Suicide moves ‘too little, too late’

THE father of the 28-year-old woman who drowned her two daughters before killing herself says improvements to suicide prevention services in Wexford announced yesterday are just too little, too late.

Suicide moves ‘too little, too late’

“Nothing will bring back my little girl,” said a distraught Eddie Reddy yesterday, just 24 hours after he helped carry his daughter’s remains from their parish church in Barntown to the graveyard outside.

The mother of three could not get access to Wexford’s Ely hospital when she sought help before drowning her daughters, Mikahla, four, and Abby, three, then killing herself on Saturday night. “My Sharon was looking for someone, looking for help, but she couldn’t get it. We will never, ever forget that, for the rest of our lives,” said her father. “The image of her wandering around, looking for someone from which she could get help will be with us for the rest of our lives. When we found out she had called to the hospital and got no one, we were even more shattered. If someone had just even brought her in, sat her down, given her a cup of tea, chatted with her, it might have changed her mind. But there was nobody on and nobody there to help.”

Seven people, including Sharon and her children, died in the county since Saturday. A 15-year-old boy and a 13-year-old girl, a doctor in his 50s and a farmer in his 70s have also taken their lives in unrelated circumstances.

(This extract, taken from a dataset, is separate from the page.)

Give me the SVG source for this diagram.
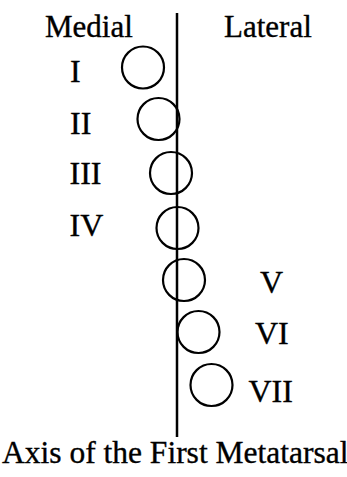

The Health Services Executive has announced that clinical nurse specialist hours, which were confined to 9am to 5pm from Monday to Friday, are now extended until 1am, seven days a week at the accident and emergency department of Wexford General Hospital, with immediate effect.

But there are no plans to increase cover at Ely Hospital, where Wexford town’s social workers are based. It was to that unit that desperate mother Sharon Grace called on Saturday night last, looking for a social worker. None was on duty.

Social services had been at her home about four miles away the previous day. She left the hospital without protest, before she made her way to Kaats Strand 100 yards away to drown her two daughters, then herself.